Speed draws a crowd, whether you're a "car guy" or not. When the competition is neck-and-neck and the camera can barely keep up, it's hard to look away. That's why you know the Indianapolis 500 even if you're not an ardent follower of INDYCAR. You don't need to like NASCAR to know about the Daytona 500, and even if you have no idea what endurance racing is, you can associate "24 Hours of Daytona" and "the 12 Hours of Sebring" with "Paul Newman" and "Steve McQueen."
Then, there's the Pikes Peak International Hill Climb, or PPIHC for short. Unless you're into cars, I bet you've never heard of it. That's a shame, because it's absolutely one of our nation's greatest races.
WTF is Pikes Peak?
Pikes Peak is a hill-climb race, a one-way journey up a mountainous, 12.42-mile course outside of Colorado Springs. With 156 turns, the race culminates at the mountain's 14,115ft summit. Think of Pikes Peak as North America's version of the legendary Nurburgring.

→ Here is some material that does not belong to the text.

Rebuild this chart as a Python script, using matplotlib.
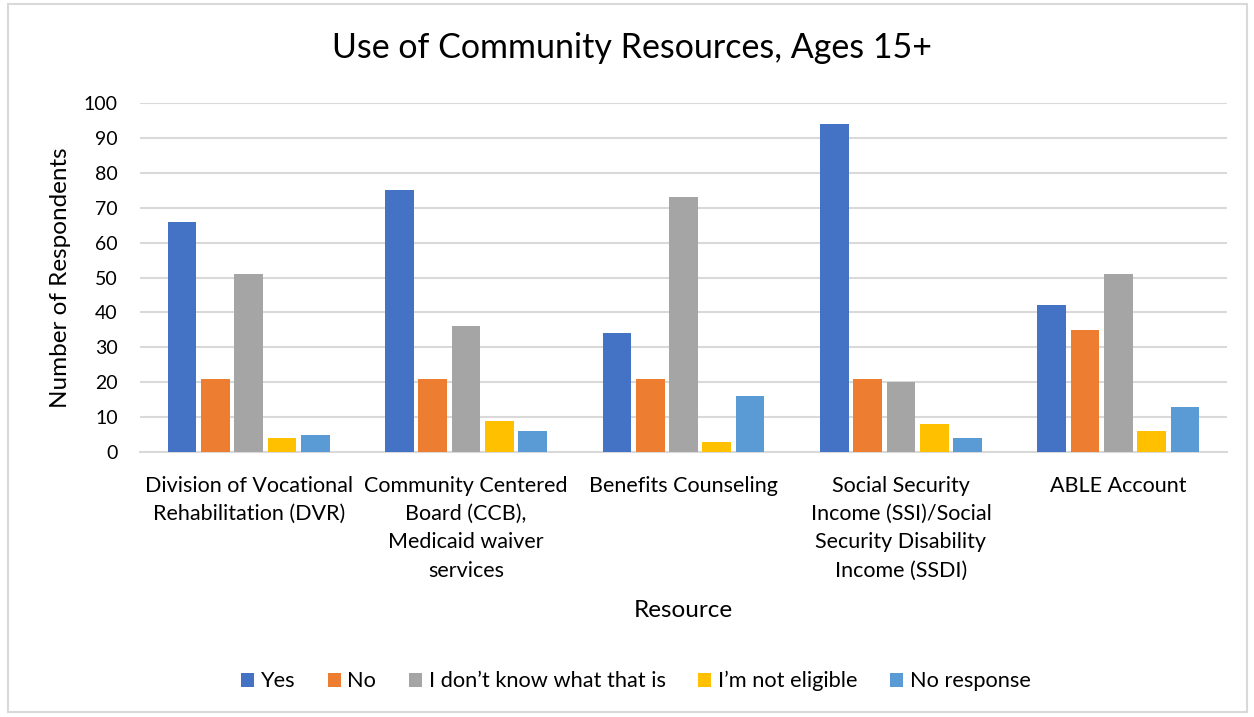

In 1916, the very first race up Pikes Peak was designed to show off the power, reliability, and performance of the day's competitive cars. Today, the extremely dangerous course remains nearly the same as it was a century ago: virtually without guardrails, winding toward an altitude where the air is extremely thin.
The race up the mountain is no cake walk
There have been numerous crashes during attempts to set record times up the mountain, and even a few deaths. The fastest time yet recorded at Pikes Peak was Sebastien Loeb's at 8:13.878 -- eight hair-raising minutes of driving at the edge the car's capability along the side of a cliff. Competitors have one shot to make it happen, after just a few days of practice. That's it. No do-overs -- except in the case of another competitor's accident on the course.
The spectacle of Pikes Peak is chronicled fully in Climb Dance, a short film with jazzy undertones that shows the death-defying stunt work necessary to conquer the mountain in the days before everything was paved. If you haven't seen it, set aside the five minutes.
At Pikes Peak, anyone can compete, and anyone can be a winner. Unlike professional racing, the best part about Pikes Peak is that successfully climbing the mountain can turn an ordinary individual into a hero. Even the winners are largely anonymous. There is no Steph Curry of hill-climb racing, nor are there surplus Juan Pablo Montoyas.
This year, I stood for almost 10 hours at the same corner (nicknamed Crystal Cove). You don't know fear until you've waited behind a crude guardrail as a vehicle hurtles straight at you at 110mph. It's impossible to know if the drivers will hit the apex and make the turn. Some don't. Most, thankfully, do.
You don't have to be on the starting grid to appreciate the variety of competitors, but it definitely helps. Motorcycles start the race, followed by three-wheeled sidecars, with four-wheeled cars and trucks bringing up the rear.
The greatest spectacle is watching the sidecar co-driver dangle alongside, hanging on for dear life while making sure the trike gets around the corner properly. This year, Honda and Acura amazed with three race-prepped variants of the NSX, including the totally electric four-motor EV.
Some of these competitors are straight-up certifiable. Toward the end of the day, which stretched from 7am to about 4pm, a modified Freightliner hauled up the hill, spewing diesel smoke everywhere.
So why have you never heard of it?
Despite the self-evident righteousness of the Pikes Peak event, hill climbs are more of a European style of racing that never fully caught on in the US. Plus, the Pikes Peak hill climb has always been overtly dangerous, which makes larger corporations a little skittish when it comes to sponsorship and participation. As a result, there's no one series of which the PPIHC is a part, as is the case with the 24 Hours of Daytona, the Indy 500, etc., which further reduces participation of the headline-grabbing drivers.
As for fans of the race? Only so many people (like yours truly) have the guts to stand along the twisting road as it goes up the mountain. And so it is that you've probably never seen or heard of the Pikes Peak hill climb, despite a century of history.
Even though no one has heard of this thing, these racers are gods in certain enthusiast circles. I was fortunate enough to join the reigning King of the Mountain, Carlin Dunne, who set the current two-wheeled record in 2012 at 9:52.819, for breakfast along with fellow racer Micky Dymond.
You might not have their posters on your walls, but both these guys are considered legends in any competition. In fact, toward the end of our meal, the cafe owners recognized them, came over with markers and a poster, and asked sheepishly for autographs. When the server handed me the black Sharpie, I was at once humbled and humiliated. I may have had the guts to stand on a corner of Pikes Peak, but there's no way I'm ever going up that thing on two wheels.